Friday, June 04, 2010

lesson three | having a mini-break puts things into perspective

"Being a parent is so hard, and I have full-time help. How do the mothers without nannies do it?" - Charlotte York


Being only a few lines short of finishing today's blog posting, I had to rush off to a hairdressing appointment. The boys were fed and ready for bed, while DH arrived home with only a moment to spare before I had to go.

My hairdresser was flat out when I arrived, but I was child-free. I was happy to drink my cuppa and read a magazine. After all, I hadn't read any fashion magazine for months. As the apologies flowed for the wait, there were also some comments about seeing me on my own and not recognising me without my boys. After all, they're always with me.

After my haircut, I realised that I had no pressing appointments to rush home to. The shopping was done, and I didn't need to buy a thing. So I walked around the shops, mindlessly.

It was wonderful.

And I realised it has been so long since I went shopping on my own without rushing around with errands to do, or prepare for birthdays, or anything.

I could just browse.

Then I decided to see a movie too. And as I sat in the cinema surrounded by packs of women watching SATC*, there was a scene that I could relate to at that moment.

It was the scene between Charlotte and Miranda and their heartfelt (and funny) discussion about the difficulties of being mothers. Being a mother is hard. Guilt becomes our middle name if we lose our cool with our kids, or if we're not with them every minute of the day. And the big one: we beat ourselves up over not loving every minute of motherhood. Children can drive us absolutely crazy.

By the time the movie ended, I was excited to go home and see my family. But I realised that having a little mini-break always makes me miss my family and want to be with them. I might feel like I'm going bonkers at times, but I love them to bits.
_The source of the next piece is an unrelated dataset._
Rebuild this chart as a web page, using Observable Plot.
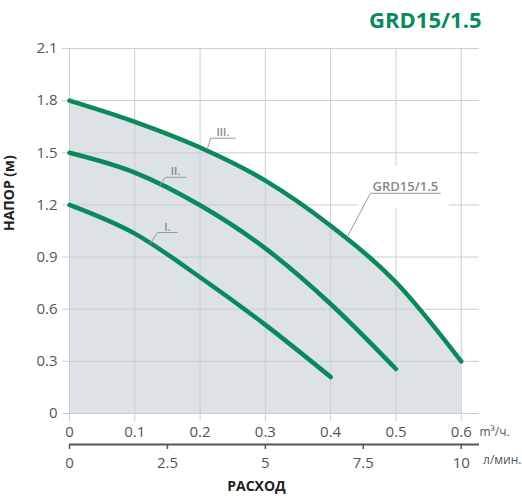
<!DOCTYPE html>
<html>
<head>
<meta charset="utf-8">
<script src="https://cdn.jsdelivr.net/npm/d3@7"></script>
<script src="https://cdn.jsdelivr.net/npm/@observablehq/plot@0.6"></script>
<style>
  body { margin: 0; background: #fff; }
  #chart svg { display: block; }
</style>
</head>
<body>
<div id="chart"></div>
<script>
// flow in m3/h, head in m
const flow = [0, 0.1, 0.2, 0.3, 0.4, 0.5, 0.6];
const headIII = [1.8, 1.678, 1.53, 1.34, 1.08, 0.755, 0.3];
const headII = [1.5, 1.386, 1.198, 0.95, 0.63, 0.256];
const headI = [1.2, 1.035, 0.784, 0.51, 0.21];

const headTicks = [0, 0.3, 0.6, 0.9, 1.2, 1.5, 1.8, 2.1];
const flowTicks = [0, 0.1, 0.2, 0.3, 0.4, 0.5, 0.6];
const litreTicks = [0, 2.5, 5, 7.5, 10];   // л/мин.

// curve labels: text, anchor point on curve, underline start / end (data units)
const labelNames = ["III.", "II.", "I.", "GRD15/1.5"];
const labelCurve = [[0.211, 1.52], [0.139, 1.315], [0.124, 0.98], [0.426, 1.02]];
const labelLineX = [[0.216, 0.254], [0.147, 0.178], [0.135, 0.165], [0.461, 0.568]];
const labelLineY = [1.584, 1.359, 1.041, 1.267];

const green = "#0a8a5c";
const gridColor = "#c9cdd1";
const font = "Open Sans";

const toRows = (hs) => hs.map((h, i) => ({q: flow[i], h}));
const curves = [toRows(headI), toRows(headII), toRows(headIII)];

const leaders = labelNames.flatMap((name, i) => [
  {name, q: labelCurve[i][0], h: labelCurve[i][1]},
  {name, q: labelLineX[i][0], h: labelLineY[i]},
  {name, q: labelLineX[i][1], h: labelLineY[i]}
]);
const labels = labelNames.map((name, i) => ({
  name,
  q: (labelLineX[i][0] + labelLineX[i][1]) / 2,
  h: labelLineY[i],
  big: name.length > 4
}));

const fmt = (d) => d === 0 ? "0" : d3.format(".1f")(d);

const chart = Plot.plot({
  width: 522,
  height: 498,
  marginTop: 48,
  marginBottom: 85,
  marginLeft: 69,
  marginRight: 43,
  style: {fontFamily: font, background: "#fff"},
  x: {type: "linear", domain: [0, 0.628]},
  y: {type: "linear", domain: [0, 2.1]},
  marks: [
    Plot.areaY(curves[2], {x: "q", y: "h", fill: "#dde2e6", curve: "monotone-x"}),
    Plot.gridX(flowTicks, {stroke: gridColor, strokeOpacity: 1}),
    Plot.gridY(headTicks, {stroke: gridColor, strokeOpacity: 1}),
    // white patch behind the model label
    Plot.rect([{x1: 0.443, x2: 0.582, y1: 1.18, y2: 1.42}], {x1: "x1", x2: "x2", y1: "y1", y2: "y2", fill: "#fff"}),
    Plot.axisY({
      ticks: headTicks, tickSize: 7, tickPadding: 5, stroke: gridColor,
      fontSize: 15, color: "#555", label: null, tickFormat: fmt
    }),
    Plot.axisX({
      ticks: flowTicks, tickSize: 8, tickPadding: 5, stroke: gridColor,
      fontSize: 15, color: "#555", label: null, tickFormat: fmt
    }),
    // second flow scale in litres per minute
    Plot.ruleY([0], {x1: 0, x2: 0.628, dy: 31, stroke: "#555", strokeWidth: 2}),
    Plot.axisX({
      ticks: litreTicks.map((d) => d * 0.06), dy: 31, tickSize: 5, tickPadding: 8,
      stroke: "#555", strokeWidth: 1.5, fontSize: 15, color: "#555", label: null,
      tickFormat: (d) => String(Math.round(d / 0.06 * 10) / 10)
    }),
    Plot.text(["m³/ч."], {x: 0.628, y: 0, dy: 19, textAnchor: "start", fontSize: 12, fill: "#555"}),
    Plot.text(["л/мин."], {frameAnchor: "bottom-right", dx: 42, dy: 50, textAnchor: "end", fontSize: 12, fill: "#555"}),
    // curves
    ...curves.map((c) => Plot.line(c, {
      x: "q", y: "h", stroke: green, strokeWidth: 4.5, curve: "monotone-x", strokeLinecap: "round"
    })),
    // labels with leader lines
    Plot.line(leaders, {x: "q", y: "h", z: "name", stroke: "#9a9a9a", strokeWidth: 1}),
    Plot.text(labels, {
      x: "q", y: "h", text: "name", lineAnchor: "bottom", dy: -2,
      fontSize: (d) => d.big ? 13 : 11, fontWeight: 600, fill: "#888"
    }),
    // titles
    Plot.text(["GRD15/1.5"], {frameAnchor: "top-right", dx: 2, dy: -36, textAnchor: "end", fontSize: 22, fontWeight: 700, fill: green}),
    Plot.text(["НАПОР (м)"], {frameAnchor: "left", dx: -60, rotate: -90, fontSize: 14, fontWeight: 700, fill: "#222"}),
    Plot.text(["РАСХОД"], {frameAnchor: "bottom", dx: -18, dy: 77, fontSize: 14, fontWeight: 700, fill: "#222"})
  ]
});

document.getElementById("chart").append(chart);
</script>
</body>
</html>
Nothing like a bit of fresh perspective.

*Okay, okay. You know I'm not a fan of Sex and the City. I missed the whole SATC crazyness as it all happened when we lived in a developing country and in remote West Australia. But when I queued up at the cinema, I confess I hadn't heard of any of the other movies showing. And I did see the first movie with my SATC obsessed step-daughter Leah (and it was a little funny).